Self-dissociation-assembly of ultrathin metal-organic framework nanosheet arrays for efficient oxygen evolution

Two-dimensional metal-organic frameworks (MOFs) are promising earth-abundant electrocatalysts, especially for the key process of oxygen evolution reaction (OER), but challenges remain in the lack of effective synthesis and stabilization strategies. Here we first develop a general self-dissociation-assembly (SDA) strategy for in situ synthesis of well-defined ultrathin CoNi-MOF nanosheet arrays (CoNi-MOFNA) as highly active OER electrode. Remarkably, CoNi-MOFNA exhibit excellent OER activity and long-term stability, which deliver the current density of 10 mA cm(-2) at a low overpotential of 215 mV with negligible decay even after 300 h continuous electrolysis.
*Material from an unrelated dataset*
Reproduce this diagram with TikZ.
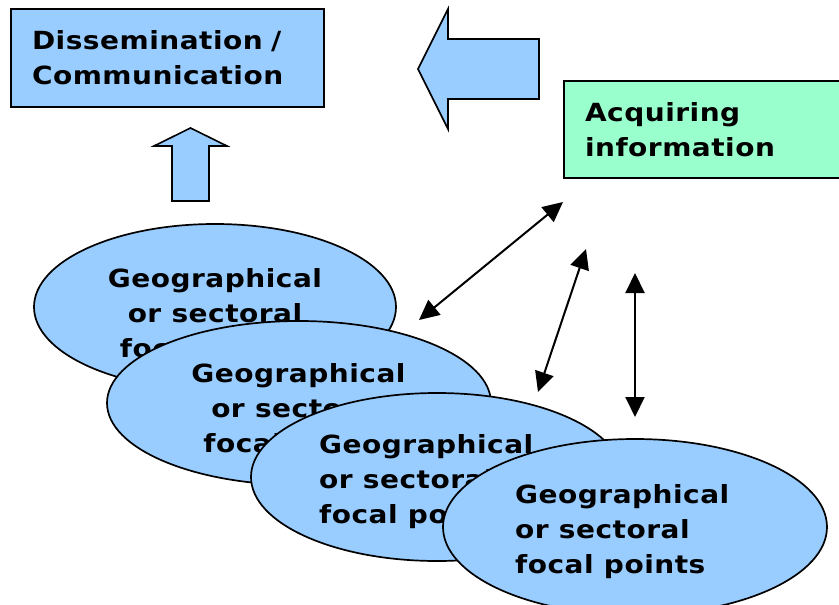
\documentclass[tikz,border=0pt]{standalone}
\usepackage{fontspec}
\setmainfont{DejaVu Sans}[FakeStretch=1.12, LetterSpace=2]
\usetikzlibrary{shapes.geometric,arrows.meta}

\definecolor{skyfill}{RGB}{153,204,255}
\definecolor{mintfill}{RGB}{153,255,204}

\tikzset{
  lbl/.style={font=\fontsize{25}{35}\selectfont\bfseries, inner sep=0pt},
  infobox/.style={draw, line width=2pt, rectangle, anchor=north west,
    inner xsep=21pt, align=left, lbl},
  blob/.style={ellipse, draw, line width=1.7pt, fill=skyfill, inner sep=0pt},
  blockarrow/.style={draw, line width=1.6pt, fill=skyfill, line join=miter},
  dbl/.style={{Triangle[length=20pt,width=19pt]}-{Triangle[length=20pt,width=19pt]},
    line width=2pt}
}

\begin{document}
\begin{tikzpicture}[x=1pt,y=-1pt]
\useasboundingbox (0,0) rectangle (839,605);

% top boxes
\node[infobox, fill=skyfill, minimum width=313pt, minimum height=98pt,
      text width=271pt] (dissem) at (10,8) {Dissemination /\\Communication};
\node[infobox, fill=mintfill, minimum width=285pt, minimum height=97pt,
      text width=243pt] (acquire) at (563,80) {Acquiring\\information};

% block arrows
\draw[blockarrow] (418,69) -- (448,9) -- (448,39) -- (539,39) -- (539,99)
  -- (448,99) -- (448,129) -- cycle;
\draw[blockarrow] (190.5,128) -- (227,146) -- (209,146) -- (209,201)
  -- (172,201) -- (172,146) -- (154,146) -- cycle;

% stacked focal-point ellipses, back to front
\node[blob, minimum width=362pt, minimum height=166pt] (fp1) at (215,307) {};
\node[lbl, align=center] (fp1t) at (215,315.5)
  {Geographical\\or sectoral\\focal points};

\node[blob, minimum width=384pt, minimum height=164pt] (fp2) at (299,403) {};
\node[lbl, align=center] (fp2t) at (298.5,410.5)
  {Geographical\\or sectoral\\focal points};

\node[blob, minimum width=372pt, minimum height=168pt] (fp3) at (437,477) {};
\node[lbl, align=left, anchor=west] (fp3t) at (319,481.5)
  {Geographical\\or sectoral\\focal points};

\node[blob, minimum width=384pt, minimum height=176pt] (fp4) at (635,527) {};
\node[lbl, align=left, anchor=west] (fp4t) at (515,531.5)
  {Geographical\\or sectoral\\focal points};

% two-way links
\coordinate (l1a) at (563,202);
\coordinate (l1b) at (419,320);
\coordinate (l2a) at (586,249);
\coordinate (l2b) at (538,392);
\coordinate (l3a) at (635,273);
\coordinate (l3b) at (635,417);
\draw[dbl] (l1a) -- (l1b);
\draw[dbl] (l2a) -- (l2b);
\draw[dbl] (l3a) -- (l3b);
\end{tikzpicture}
\end{document}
The mass activity of CoNi-MOFNA is 14-times higher than commercial RuO2. In addition, the systematic electrochemistry and time-dependent XAS spectroscopy studies convincingly identify the OER active sites of coordinatively unsaturated metal nodes and uncover the structure evolution of CoNi-MOFNA. More importantly, we have demonstrated the universality of this significant SDA strategy for controllably fabricating other types of ultrathin MOF nanosheet arrays uniformly on diverse metal substrates.